GOAL OF THE EXERCISE: In the records below, count every line containing "diagram". Reply with the number only.

DATA FOR PROCESSING:
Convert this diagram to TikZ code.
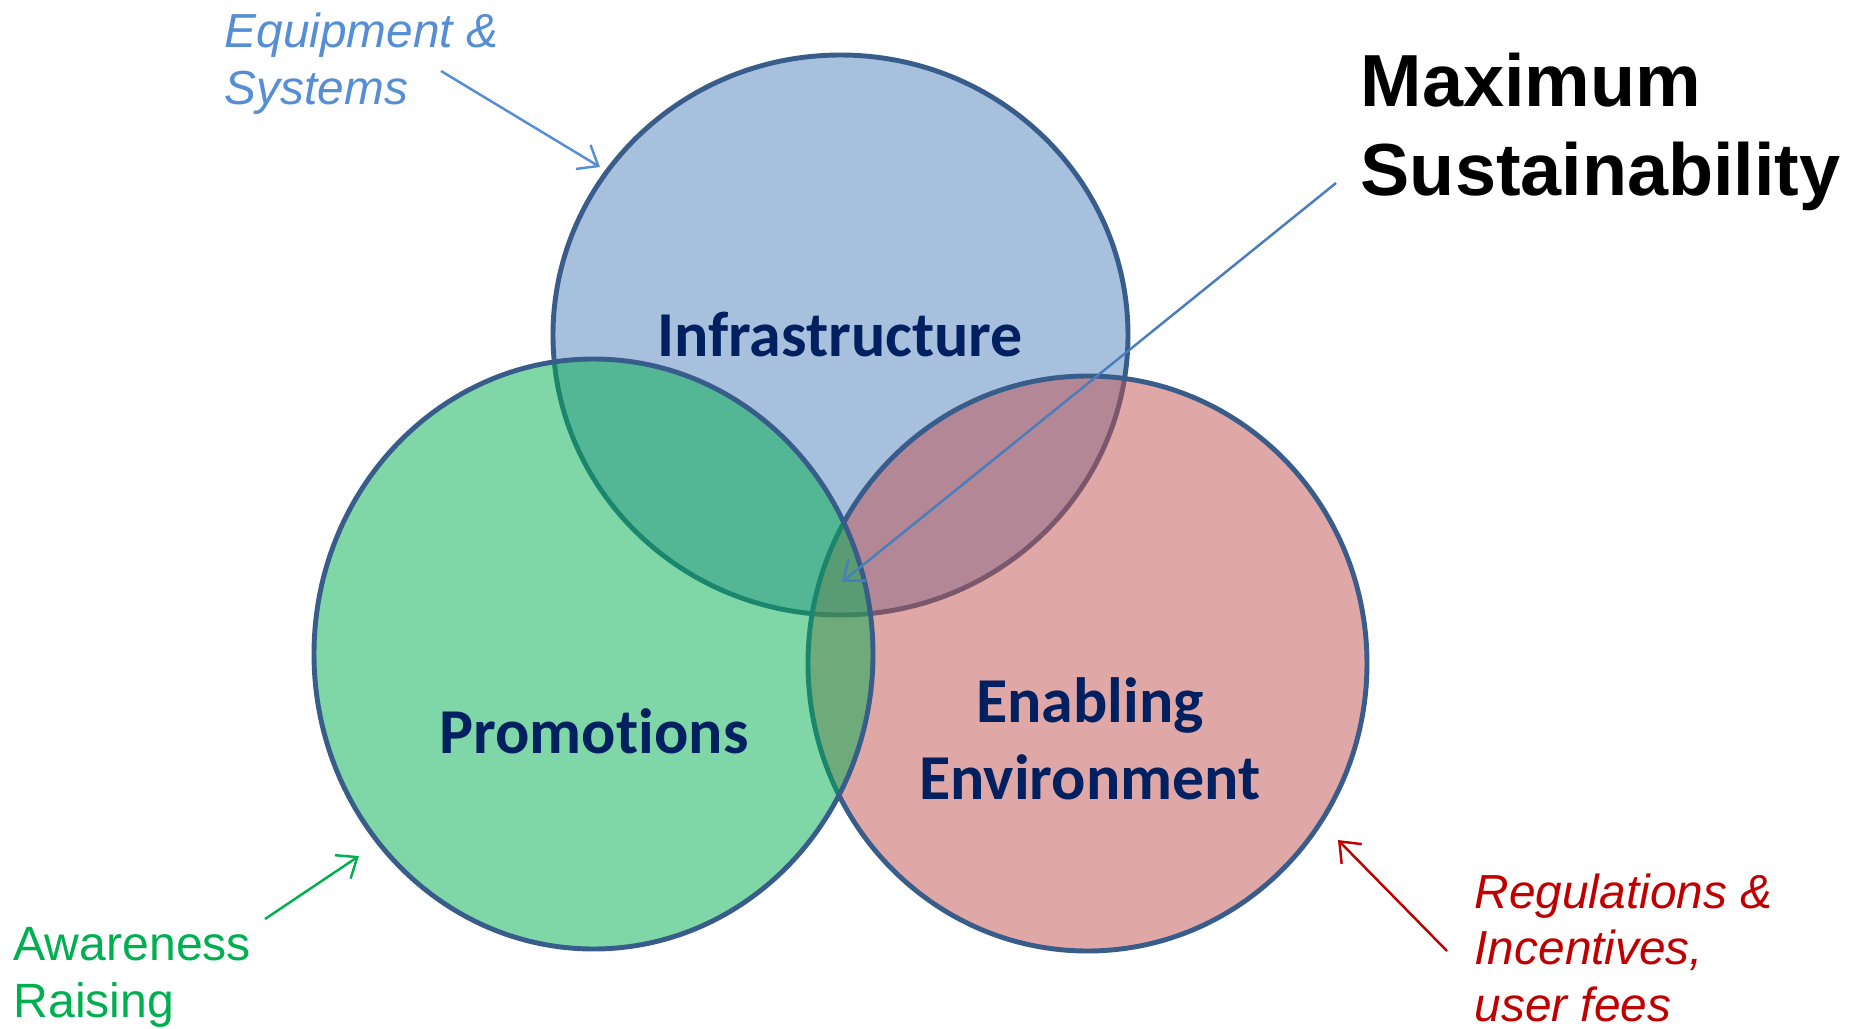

...

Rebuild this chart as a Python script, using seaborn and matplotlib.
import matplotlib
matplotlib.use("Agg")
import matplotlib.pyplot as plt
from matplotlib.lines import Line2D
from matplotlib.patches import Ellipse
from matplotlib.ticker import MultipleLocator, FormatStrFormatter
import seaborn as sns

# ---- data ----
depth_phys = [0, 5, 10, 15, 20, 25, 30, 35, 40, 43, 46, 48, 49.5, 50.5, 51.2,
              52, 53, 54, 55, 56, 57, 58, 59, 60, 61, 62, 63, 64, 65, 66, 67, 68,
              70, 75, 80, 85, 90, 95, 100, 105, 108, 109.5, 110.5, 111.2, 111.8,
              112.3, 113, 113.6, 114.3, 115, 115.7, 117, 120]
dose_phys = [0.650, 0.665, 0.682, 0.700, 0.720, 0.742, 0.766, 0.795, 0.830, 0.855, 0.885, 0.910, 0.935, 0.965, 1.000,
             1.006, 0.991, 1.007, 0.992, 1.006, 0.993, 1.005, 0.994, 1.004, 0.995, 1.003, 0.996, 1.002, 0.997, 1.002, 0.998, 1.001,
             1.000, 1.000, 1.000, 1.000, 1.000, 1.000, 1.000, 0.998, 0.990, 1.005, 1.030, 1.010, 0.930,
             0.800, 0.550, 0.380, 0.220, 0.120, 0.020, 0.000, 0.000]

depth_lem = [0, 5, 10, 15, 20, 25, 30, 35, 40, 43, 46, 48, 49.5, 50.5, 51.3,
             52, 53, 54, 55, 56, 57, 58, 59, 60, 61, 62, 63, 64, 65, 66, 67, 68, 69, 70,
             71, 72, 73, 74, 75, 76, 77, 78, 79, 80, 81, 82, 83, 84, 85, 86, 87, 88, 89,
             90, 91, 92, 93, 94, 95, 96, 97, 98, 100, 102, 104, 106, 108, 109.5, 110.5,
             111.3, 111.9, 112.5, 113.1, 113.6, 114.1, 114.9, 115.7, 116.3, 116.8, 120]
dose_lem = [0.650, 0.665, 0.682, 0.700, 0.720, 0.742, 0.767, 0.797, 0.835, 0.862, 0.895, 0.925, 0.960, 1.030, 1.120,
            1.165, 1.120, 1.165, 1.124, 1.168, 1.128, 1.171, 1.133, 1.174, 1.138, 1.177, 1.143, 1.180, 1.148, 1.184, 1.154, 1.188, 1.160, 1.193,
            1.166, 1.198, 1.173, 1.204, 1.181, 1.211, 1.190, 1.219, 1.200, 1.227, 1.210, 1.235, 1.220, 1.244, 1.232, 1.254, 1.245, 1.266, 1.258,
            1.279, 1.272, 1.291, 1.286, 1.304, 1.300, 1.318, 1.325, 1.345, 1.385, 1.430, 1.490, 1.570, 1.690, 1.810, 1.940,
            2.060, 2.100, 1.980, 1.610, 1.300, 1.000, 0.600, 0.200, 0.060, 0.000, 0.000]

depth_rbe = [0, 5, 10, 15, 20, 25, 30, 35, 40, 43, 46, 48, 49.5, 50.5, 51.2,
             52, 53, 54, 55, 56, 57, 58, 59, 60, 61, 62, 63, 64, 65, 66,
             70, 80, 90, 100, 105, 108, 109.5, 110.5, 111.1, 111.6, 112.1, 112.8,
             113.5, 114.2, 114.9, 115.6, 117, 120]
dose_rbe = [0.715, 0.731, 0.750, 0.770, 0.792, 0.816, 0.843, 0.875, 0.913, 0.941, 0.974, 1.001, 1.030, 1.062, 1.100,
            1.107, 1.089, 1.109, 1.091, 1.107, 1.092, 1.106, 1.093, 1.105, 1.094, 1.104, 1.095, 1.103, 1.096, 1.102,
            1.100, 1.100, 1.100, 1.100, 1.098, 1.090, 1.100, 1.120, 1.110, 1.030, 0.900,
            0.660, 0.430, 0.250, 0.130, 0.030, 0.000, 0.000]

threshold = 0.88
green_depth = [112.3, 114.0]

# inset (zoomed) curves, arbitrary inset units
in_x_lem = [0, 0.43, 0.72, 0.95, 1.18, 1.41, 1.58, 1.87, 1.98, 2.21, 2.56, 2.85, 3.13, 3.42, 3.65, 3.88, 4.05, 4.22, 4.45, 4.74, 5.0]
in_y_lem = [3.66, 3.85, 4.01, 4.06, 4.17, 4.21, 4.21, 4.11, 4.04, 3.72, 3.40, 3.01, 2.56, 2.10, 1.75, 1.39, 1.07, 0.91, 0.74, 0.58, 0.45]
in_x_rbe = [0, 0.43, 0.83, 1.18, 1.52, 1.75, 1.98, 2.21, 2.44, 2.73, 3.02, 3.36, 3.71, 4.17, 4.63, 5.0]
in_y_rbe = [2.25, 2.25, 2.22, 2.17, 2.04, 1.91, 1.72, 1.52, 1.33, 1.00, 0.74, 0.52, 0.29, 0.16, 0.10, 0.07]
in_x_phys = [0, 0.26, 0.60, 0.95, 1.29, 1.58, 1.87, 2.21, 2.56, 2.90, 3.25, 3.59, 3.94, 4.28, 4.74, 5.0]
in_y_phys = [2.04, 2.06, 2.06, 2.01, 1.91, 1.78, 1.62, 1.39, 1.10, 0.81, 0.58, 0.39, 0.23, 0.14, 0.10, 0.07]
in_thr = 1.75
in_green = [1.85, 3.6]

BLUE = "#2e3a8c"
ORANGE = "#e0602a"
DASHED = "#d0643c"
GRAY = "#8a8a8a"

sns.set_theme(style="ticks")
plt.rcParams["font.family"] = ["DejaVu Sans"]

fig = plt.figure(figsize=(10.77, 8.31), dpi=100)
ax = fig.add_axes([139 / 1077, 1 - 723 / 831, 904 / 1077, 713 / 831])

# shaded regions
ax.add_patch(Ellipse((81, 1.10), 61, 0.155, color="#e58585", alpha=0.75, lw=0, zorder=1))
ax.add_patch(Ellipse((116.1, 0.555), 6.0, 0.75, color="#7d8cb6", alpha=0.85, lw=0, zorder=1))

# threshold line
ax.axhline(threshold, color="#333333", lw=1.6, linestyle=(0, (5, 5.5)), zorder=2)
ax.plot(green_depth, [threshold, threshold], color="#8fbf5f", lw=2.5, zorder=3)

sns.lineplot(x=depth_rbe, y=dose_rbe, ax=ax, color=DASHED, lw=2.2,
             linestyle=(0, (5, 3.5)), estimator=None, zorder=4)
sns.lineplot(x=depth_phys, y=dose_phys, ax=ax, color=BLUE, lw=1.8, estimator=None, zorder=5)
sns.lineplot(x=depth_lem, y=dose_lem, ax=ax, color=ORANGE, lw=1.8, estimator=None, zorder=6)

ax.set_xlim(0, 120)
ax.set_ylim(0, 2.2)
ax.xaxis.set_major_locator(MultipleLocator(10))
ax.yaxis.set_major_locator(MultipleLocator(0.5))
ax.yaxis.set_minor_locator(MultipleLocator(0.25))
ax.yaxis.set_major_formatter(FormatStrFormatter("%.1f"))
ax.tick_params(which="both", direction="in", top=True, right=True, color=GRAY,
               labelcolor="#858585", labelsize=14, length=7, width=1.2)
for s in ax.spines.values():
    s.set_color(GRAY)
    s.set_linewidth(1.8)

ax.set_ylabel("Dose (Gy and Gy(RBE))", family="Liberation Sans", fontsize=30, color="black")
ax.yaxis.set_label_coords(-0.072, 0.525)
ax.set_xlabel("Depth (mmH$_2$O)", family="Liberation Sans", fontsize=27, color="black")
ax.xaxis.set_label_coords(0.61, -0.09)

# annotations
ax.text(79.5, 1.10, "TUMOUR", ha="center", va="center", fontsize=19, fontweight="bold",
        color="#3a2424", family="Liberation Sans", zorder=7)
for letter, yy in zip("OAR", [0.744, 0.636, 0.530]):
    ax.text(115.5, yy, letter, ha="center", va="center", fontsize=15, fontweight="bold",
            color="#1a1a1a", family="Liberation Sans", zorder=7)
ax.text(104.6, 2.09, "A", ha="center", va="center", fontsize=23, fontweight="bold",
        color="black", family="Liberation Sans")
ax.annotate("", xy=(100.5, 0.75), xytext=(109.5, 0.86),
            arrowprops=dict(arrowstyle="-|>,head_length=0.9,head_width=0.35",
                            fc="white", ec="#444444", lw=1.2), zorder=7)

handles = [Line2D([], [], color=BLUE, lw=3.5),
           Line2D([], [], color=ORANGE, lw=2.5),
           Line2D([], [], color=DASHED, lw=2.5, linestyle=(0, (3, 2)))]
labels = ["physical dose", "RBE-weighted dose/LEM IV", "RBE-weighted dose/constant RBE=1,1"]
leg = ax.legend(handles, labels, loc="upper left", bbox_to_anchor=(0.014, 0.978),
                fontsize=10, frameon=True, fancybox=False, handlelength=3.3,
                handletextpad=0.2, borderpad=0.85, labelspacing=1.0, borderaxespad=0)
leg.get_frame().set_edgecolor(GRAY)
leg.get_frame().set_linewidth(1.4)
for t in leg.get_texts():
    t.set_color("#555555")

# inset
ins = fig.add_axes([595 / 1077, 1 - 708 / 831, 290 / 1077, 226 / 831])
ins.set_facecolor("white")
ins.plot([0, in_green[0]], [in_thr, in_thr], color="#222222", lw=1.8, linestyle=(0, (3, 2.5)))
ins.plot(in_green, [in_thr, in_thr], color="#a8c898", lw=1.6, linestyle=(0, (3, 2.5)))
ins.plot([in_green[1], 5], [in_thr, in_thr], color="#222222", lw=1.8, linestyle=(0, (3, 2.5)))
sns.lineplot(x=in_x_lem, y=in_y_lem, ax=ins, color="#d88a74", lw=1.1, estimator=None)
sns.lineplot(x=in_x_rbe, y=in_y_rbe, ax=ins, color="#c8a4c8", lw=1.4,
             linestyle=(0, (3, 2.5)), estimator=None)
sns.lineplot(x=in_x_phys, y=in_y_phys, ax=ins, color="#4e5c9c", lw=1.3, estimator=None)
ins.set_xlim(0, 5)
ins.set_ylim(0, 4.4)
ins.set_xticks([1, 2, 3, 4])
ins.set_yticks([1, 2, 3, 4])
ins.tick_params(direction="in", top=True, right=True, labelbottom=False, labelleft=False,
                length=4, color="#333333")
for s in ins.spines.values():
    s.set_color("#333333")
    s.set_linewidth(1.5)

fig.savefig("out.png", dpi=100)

...

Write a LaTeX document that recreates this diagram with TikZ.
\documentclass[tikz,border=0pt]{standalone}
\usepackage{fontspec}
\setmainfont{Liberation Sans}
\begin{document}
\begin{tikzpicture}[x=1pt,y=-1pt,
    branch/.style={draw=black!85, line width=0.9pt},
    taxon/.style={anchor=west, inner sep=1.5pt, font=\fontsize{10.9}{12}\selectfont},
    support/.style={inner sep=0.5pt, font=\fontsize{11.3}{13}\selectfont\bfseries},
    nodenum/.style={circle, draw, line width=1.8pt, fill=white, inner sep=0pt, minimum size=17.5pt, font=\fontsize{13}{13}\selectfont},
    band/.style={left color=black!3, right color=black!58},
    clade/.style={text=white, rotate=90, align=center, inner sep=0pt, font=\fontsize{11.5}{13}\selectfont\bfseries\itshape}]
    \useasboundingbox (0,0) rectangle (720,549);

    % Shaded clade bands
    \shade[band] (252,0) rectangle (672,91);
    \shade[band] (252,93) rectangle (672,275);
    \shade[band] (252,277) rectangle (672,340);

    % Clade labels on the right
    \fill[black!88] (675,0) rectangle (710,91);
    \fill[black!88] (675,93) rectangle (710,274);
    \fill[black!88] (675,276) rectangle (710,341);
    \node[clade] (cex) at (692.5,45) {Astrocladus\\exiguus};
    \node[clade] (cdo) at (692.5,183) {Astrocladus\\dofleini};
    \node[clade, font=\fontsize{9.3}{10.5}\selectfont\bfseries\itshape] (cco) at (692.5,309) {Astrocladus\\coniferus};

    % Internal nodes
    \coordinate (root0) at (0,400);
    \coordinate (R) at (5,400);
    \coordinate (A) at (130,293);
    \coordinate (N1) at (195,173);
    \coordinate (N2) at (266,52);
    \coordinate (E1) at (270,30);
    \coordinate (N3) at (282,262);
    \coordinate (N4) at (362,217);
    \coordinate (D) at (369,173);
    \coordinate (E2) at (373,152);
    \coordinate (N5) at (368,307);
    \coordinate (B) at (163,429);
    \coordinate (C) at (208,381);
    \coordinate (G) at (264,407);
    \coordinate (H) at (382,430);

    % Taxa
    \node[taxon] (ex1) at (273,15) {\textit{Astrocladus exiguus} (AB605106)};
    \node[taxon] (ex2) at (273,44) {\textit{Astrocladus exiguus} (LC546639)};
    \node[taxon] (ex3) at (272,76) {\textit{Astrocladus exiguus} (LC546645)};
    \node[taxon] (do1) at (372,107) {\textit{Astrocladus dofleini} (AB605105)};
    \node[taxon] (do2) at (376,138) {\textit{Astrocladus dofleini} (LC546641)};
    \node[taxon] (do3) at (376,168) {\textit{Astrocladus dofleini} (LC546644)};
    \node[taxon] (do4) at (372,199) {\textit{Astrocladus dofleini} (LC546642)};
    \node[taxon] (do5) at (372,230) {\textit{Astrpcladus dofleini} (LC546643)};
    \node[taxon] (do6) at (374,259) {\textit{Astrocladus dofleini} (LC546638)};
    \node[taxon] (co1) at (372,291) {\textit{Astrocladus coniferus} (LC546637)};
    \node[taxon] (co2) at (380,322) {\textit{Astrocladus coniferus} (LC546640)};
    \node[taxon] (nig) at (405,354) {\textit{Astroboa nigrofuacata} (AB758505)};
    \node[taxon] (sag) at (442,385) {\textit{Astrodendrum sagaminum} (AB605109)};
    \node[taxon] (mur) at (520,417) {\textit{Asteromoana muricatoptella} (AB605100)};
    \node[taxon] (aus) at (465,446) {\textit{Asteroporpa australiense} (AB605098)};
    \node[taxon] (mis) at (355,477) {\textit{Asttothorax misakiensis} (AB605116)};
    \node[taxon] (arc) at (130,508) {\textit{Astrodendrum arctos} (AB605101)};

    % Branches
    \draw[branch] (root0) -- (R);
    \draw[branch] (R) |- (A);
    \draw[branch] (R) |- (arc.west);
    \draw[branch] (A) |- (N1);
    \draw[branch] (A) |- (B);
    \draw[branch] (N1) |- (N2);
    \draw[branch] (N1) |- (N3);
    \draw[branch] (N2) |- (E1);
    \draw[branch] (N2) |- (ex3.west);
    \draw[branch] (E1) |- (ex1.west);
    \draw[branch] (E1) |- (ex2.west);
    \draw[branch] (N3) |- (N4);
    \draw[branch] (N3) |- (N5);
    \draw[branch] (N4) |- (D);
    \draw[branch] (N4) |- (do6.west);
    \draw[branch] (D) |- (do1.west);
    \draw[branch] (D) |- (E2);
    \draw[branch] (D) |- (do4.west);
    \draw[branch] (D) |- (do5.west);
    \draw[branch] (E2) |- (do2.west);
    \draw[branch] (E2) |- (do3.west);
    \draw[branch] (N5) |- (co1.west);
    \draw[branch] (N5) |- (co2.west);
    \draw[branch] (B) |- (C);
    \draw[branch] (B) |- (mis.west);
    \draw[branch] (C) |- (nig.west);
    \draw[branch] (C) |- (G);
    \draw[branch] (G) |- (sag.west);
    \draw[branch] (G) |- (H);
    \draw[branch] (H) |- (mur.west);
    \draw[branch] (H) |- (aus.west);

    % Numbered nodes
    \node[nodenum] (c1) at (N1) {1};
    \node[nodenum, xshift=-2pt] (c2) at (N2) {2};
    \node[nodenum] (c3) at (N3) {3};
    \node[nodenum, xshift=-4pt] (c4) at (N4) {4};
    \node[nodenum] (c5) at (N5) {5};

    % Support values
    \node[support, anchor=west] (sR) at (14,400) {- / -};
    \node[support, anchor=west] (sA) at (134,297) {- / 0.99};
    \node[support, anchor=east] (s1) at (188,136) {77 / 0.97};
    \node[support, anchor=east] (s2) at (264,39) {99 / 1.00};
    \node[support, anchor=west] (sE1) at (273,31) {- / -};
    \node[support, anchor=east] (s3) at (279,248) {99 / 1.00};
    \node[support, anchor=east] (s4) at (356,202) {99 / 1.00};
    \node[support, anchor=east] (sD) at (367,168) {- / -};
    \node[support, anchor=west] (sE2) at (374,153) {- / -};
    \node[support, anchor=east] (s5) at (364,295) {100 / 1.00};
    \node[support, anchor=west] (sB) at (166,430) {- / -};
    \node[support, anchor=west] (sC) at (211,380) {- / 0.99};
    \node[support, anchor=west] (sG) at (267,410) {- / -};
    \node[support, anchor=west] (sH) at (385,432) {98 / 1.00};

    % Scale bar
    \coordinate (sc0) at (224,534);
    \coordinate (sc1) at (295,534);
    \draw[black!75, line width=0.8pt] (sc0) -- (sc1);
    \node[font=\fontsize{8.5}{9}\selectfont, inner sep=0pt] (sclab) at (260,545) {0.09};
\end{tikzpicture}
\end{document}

RESPONSE BELOW: 2